I was the black sheep of my family—or, better put, the un-inked sheep. My mother and stepfather and all three of my younger siblings had tattoos long before I did. Although I had long been fascinated by tattoos and the various subcultures in which tattoos played a special role, I resisted getting a tattoo of my own, largely because of a constitutional fear of needles.

About 12 years ago, the fates conspired to get me over my fear of needles. A long period of health problems—both acute and chronic—began, with multiple surgeries and countless needles along the way, including blood draws, bone marrow biopsies, IVs and spinal taps. At the start of this period, I almost blacked out during my first IV. By the time a few years had passed, I easily could have inserted my own IV without missing a beat. With my fear of the tattoo gun no longer an obstacle, I realized that a tattoo might be just the thing to make me feel better about inhabiting a body that was increasingly a source of pain and frustration.

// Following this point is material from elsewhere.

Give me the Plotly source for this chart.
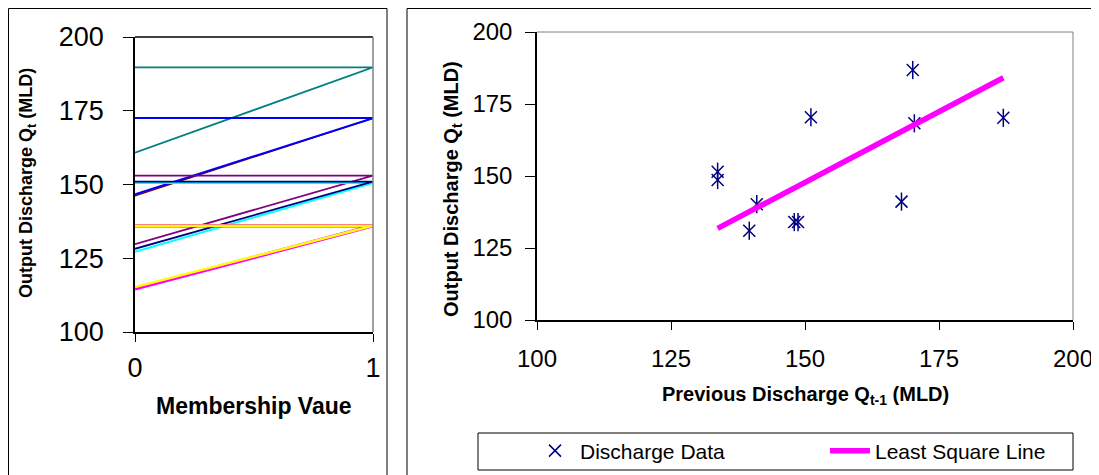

I started small and discrete, assuming this would be my one and only tattoo. Drawing on my lifelong obsession with old comics, I chose an image from a 1905 installment of Winsor McCay’s Little Nemo riding a horse through the night sky towards Slumberland. I found an artist named Mike Prickett whose work had the kind of old-school, traditional tattoo style I admired, and then I stressed about it for weeks while waiting for the appointment. Why was I taking on more pain on top of what I was already dealing with? Would the tattoo parlor be a scary place with folks who would laugh at an old professor-type like me? What if I hated the image in a year?

It was love at first injection of ink into my dermis. First, I loved the parlor, which was welcoming and warm and not at all scary. And I instantly bonded with my artist, who in addition to being a brilliant artist is also a fascinating guy with a background in social work and ongoing experience working with survivors of sex trafficking to help them cover up the brandings and markings that are often left behind long after they have found their way to freedom. Finally, and most viscerally at that moment, I fell head-over-heels in love with the experience of getting tattooed—from the first burst of pain, to the flood of endorphins, to the healing rituals and finally to the experience of bearing a work of art on my body.

It goes without saying that my one-shot tattoo—discrete and easily hidden from colleagues and students—was soon accompanied by others. In fact, my very next project was a full sleeve—shoulder to wrist—so any pretense towards discretion was lost within a few months. As my health challenges continued over the next few years, tattooing became my way of exercising control over a situation that otherwise left me feeling powerless: sitting for hours in doctors’ waiting rooms, submitting to seemingly endless tests and physical humiliations, and waiting for the answers that kept on not coming. In addition to the pleasures enumerated above, the sense of control over a body that was failing me was probably the most compelling draw of them all.

Years later, my health is moving in a more positive direction again. But my love of tattooing (and the tattoos I have acquired over the past decade) has not abated. As someone who started tattooing regularly in middle-age, I see my flesh now as a record of the passions and symbols that have shaped my half-century and which continue to inspire me and make me happy to face a new day each morning. Among my growing embodied collection I now include the comic book character Swamp Thing (for me a symbol of apparent monstrousness that disguises beauty and romance), the 18th-century logo of The Gentleman’s Magazine (the first magazine and the source of the U.S.’s unofficial motto, E Pluribus Unum), a timepiece with no hands (from one of my favorite films, Wild Strawberries), a spoon (a symbol of chronic illness), a snake with the Bowl of Hygeia (a symbol of healing), a gerbera daisy (the flower with which my wife courted me when I was playing hard-to-get) and an elaborate owl on my back (a symbol of the wisdom I am still hoping to acquire).

Having evaded this world for so long, this was not an obsession I expected to acquire at this stage in my life. But then again, obsessions have a way of finding us just when and where we need them most.